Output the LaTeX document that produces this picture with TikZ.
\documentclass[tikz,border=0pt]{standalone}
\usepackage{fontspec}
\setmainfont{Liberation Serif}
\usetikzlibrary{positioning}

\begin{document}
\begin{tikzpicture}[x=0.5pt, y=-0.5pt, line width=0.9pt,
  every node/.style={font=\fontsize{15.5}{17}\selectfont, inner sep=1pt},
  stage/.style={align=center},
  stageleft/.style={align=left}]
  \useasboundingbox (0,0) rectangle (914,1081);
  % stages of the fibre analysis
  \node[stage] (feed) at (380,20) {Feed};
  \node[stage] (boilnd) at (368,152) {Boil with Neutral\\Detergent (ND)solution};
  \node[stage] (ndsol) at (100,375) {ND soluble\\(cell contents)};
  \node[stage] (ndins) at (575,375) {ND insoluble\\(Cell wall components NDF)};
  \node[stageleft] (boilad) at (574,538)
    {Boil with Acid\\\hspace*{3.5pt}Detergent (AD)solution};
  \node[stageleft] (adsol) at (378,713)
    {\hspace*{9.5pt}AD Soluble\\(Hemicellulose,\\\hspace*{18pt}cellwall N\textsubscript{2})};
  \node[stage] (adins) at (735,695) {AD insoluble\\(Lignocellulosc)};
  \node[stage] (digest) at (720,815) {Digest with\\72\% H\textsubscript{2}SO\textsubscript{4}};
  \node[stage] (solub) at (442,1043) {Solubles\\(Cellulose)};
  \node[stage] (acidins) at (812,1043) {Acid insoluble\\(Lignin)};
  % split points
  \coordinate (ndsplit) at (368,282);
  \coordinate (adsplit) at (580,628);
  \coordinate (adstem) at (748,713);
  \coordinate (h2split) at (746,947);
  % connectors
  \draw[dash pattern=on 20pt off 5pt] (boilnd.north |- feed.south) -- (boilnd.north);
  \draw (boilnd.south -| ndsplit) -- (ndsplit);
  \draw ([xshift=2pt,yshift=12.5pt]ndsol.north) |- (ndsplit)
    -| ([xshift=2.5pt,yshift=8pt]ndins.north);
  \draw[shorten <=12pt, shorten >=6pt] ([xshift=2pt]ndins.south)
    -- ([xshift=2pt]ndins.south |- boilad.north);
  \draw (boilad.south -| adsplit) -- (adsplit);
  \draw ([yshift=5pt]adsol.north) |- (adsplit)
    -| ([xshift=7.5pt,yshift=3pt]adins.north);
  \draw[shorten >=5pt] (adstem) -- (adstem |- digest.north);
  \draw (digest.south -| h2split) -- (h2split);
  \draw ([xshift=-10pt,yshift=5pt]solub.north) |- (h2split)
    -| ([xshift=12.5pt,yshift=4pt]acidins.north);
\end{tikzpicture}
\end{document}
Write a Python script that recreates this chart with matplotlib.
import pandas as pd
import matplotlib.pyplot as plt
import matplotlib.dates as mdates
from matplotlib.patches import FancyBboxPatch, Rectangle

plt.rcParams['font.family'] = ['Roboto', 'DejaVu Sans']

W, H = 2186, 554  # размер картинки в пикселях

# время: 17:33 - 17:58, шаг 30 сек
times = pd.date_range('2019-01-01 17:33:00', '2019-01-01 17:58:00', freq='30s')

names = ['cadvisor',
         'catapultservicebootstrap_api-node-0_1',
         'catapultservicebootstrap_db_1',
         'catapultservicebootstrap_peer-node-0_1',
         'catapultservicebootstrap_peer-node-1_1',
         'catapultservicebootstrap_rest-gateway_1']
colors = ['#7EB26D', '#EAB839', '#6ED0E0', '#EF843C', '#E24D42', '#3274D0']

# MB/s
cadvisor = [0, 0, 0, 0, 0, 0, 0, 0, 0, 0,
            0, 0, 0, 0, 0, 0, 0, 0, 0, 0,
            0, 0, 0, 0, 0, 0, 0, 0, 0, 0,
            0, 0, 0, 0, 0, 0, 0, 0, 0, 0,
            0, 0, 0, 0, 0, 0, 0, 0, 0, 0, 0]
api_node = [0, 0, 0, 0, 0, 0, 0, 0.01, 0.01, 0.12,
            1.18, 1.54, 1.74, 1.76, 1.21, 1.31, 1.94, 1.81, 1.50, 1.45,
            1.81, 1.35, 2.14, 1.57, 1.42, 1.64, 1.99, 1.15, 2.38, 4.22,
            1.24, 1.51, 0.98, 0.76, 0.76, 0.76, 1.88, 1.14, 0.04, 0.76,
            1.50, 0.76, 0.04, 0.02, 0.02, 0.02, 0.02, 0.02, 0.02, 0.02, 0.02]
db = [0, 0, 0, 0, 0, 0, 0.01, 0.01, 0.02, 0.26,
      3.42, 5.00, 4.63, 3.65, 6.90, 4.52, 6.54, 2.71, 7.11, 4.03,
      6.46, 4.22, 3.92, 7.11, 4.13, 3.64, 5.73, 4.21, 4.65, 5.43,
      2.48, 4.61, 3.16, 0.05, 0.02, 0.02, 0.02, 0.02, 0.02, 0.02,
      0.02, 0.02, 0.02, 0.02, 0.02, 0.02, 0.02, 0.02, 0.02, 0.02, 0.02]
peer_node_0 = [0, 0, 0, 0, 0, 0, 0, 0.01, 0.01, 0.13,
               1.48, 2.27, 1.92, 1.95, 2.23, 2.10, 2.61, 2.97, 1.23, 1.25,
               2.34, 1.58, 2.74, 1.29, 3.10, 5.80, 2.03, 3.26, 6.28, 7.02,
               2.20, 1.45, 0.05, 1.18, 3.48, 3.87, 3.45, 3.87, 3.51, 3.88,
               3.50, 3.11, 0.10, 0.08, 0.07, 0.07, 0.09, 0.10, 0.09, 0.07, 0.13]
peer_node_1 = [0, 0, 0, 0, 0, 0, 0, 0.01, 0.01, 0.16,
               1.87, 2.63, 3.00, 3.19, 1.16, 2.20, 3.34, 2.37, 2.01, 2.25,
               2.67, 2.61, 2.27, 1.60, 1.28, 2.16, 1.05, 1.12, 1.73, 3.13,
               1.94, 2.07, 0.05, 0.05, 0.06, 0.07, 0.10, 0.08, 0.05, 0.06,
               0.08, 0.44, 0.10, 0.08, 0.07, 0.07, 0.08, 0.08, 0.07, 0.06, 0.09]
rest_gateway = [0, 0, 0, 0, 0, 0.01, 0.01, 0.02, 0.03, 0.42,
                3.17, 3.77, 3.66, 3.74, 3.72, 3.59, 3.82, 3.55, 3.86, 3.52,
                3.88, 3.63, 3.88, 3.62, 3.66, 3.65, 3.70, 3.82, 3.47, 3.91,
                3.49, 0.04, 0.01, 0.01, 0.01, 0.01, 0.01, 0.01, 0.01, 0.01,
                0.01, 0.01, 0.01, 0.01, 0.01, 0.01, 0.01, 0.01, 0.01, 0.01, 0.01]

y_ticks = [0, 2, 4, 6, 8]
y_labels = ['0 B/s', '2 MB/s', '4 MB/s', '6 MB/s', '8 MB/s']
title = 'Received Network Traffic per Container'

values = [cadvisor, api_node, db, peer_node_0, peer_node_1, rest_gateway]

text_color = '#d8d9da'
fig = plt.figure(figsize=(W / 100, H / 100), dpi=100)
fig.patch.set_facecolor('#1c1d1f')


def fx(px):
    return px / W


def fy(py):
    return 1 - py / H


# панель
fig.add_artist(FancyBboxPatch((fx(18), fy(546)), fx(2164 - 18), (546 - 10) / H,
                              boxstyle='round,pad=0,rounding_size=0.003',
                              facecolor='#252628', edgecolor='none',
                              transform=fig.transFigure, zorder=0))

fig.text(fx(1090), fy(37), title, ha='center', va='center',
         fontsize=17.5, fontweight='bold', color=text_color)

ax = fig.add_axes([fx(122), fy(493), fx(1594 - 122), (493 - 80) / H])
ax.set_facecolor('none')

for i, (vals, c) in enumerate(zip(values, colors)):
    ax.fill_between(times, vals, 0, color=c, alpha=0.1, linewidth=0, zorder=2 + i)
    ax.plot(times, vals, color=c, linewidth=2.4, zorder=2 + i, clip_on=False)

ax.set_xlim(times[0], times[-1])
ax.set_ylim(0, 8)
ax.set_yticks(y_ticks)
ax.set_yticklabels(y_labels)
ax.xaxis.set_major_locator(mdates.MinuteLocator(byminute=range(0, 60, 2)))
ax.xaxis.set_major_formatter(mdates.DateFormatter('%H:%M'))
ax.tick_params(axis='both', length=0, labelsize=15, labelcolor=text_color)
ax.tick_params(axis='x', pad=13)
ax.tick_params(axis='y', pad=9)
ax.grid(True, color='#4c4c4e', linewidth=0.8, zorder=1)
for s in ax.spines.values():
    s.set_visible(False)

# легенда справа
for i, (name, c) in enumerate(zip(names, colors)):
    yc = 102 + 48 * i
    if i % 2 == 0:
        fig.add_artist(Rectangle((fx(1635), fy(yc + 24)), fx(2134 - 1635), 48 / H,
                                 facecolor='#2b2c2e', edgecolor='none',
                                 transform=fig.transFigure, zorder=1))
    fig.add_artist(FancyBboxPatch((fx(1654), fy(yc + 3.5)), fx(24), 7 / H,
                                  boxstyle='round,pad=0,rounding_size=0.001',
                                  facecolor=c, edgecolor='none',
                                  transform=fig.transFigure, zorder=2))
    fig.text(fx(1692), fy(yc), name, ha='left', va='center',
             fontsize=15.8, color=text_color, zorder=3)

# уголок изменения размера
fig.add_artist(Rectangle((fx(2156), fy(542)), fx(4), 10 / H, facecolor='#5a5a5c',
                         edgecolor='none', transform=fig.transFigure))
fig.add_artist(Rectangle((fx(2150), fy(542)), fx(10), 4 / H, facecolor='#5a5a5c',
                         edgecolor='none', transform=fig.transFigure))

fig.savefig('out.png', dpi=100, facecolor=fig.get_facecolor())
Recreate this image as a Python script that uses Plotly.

## Written request
Copy every line of the material in which the word "that" occurs.

## Finished exercise
Output the LaTeX document that produces this picture with TikZ.
Write a Python script that recreates this chart with matplotlib.
Recreate this image as a Python script that uses Plotly.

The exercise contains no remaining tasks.